Here is another question from Ask a ScienceBlogger. Reader Uday Panta asks:
How does water evaporate in the seas? Doesn't water evaporate at 100 C?
There were some very good responses in the comments where the question was, but I am going to answer it with some more details.
Small Particle Model
This is where we need to start - the small particle model of liquids and gases. This model treats the liquid as being made up of a lot of particles (well, obviously). If there is a gas (or liquid) at a certain temperature, then there are particles moving around at different speeds. Often it is said that temperature is a measure of the average kinetic energy of the particles in a gas. This isn't too bad of a definition, but the point is that some particles are moving fast and some are slow. They are not all going at the same speed.
Check out this great applet from the PhET simulators.
This is a snap shot of the Gas Properties simulator. The cool thing is the histogram it displays showing the distribution of both the particle energies and particle speeds.
Here is another simulator from PhET. This one shows something in different states of matter. I am just going to focus on the liquid and the gas phases for now. I am going to show a movie of this running. In this video, you will see some water in liquid form evaporating. (Go play with the simulator online too - it is pretty cool.)
So, the liquid water has some water molecules in it. The water is at a certain temperature, but some of the liquid water molecules have more energy that others. That means that some of these molecules have enough energy to break free from the other water molecules and fly free. You can see this in the above animation.
That is really the answer to the question from Uday. The water does not have to be at 100 C for some of the molecules to evaporate.
But won't the water keep evaporating? Well, this depends. First, if you keep adding energy to the water then yes it will. Watch the video again. Follow one water molecule that evaporates. Eventually, it will collide with the liquid water and become 'trapped' again. So, the water will reach an equilibrium between the water molecules that become gas the the gas molecules that become water.
It would be cool if the PhET app could show a graph of the number of gas particles vs. time and the number of liquid particles vs. time.
This would be a fine time to bring up the concept of vapor pressure. That is the partial pressure at which evaporation and condensation are in equilibrium. (Relative humidity measures how much water vapor is actually present compared with this maximum.) We say that water boils at 100 C because that is the temperature at which its vapor pressure equals the average atmospheric pressure at sea level. If normal atmospheric pressure were lower, water would boil at a lower temperature--which it does if you are in, say, Denver (1600 m above sea level) or La Paz (4000 m above sea level). Conversely, if you put it in a pressure cooker it boils at a higher temperature.

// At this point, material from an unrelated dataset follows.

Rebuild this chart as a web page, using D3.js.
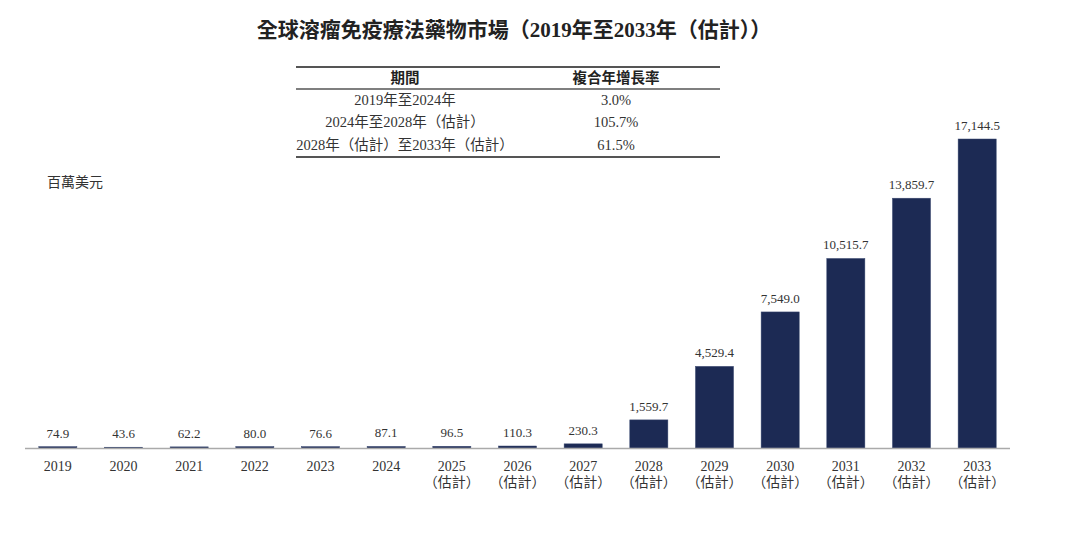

Vapor pressure also exists in the solid phase. You probably don't see this very often near the Gulf Coast, but it's a commonplace here in New England: the temperature remains below freezing for several days in a row, yet the amount of snow on the ground decreases through evaporation. If you were in a place where the atmospheric pressure were lower than the vapor pressure at the freezing point, you will not see a liquid phase: the substance will go directly from solid to gas (this is called sublimation). Carbon dioxide ("dry ice") does this because its vapor pressure at its putative melting point is significantly higher than our normal atmospheric pressure. In an environment with sufficiently high pressure, you can find liquid CO2.
The most important concept about temperature that I learned in my Physics 1 class is that temperature is an average measure of the energy of all particles involved. As soon as I got this, I was able to figure out why water can evaporate even though it's not 100C. Macro scale can sometimes only be explained by looking at the micro.
Good suggestion for the PhET sim - I've sent it on to the developers. Don't forget you can always send suggestions for PhET sims to firstname.lastname@example.org.
I thought you might want to see this video I did in -30C in Yellowknife, NWT to compliment your theory.
I have a son who is doing a science project about different states of matter and this simulator is the perfect thing for him right now. Anyways great post as usual ;)
These simulators are very interesting! While I tried to take your advice and watch the video, follow one molecule and watch it evaporate, I couldn't see it. I didn't see any molecules actually disappear. Regardless, this explanation makes so much sense to me now. Does this mean that each water molecule is technically a different temperature? Does the energy of that molecule directly reflect the temperature of that particular molecule?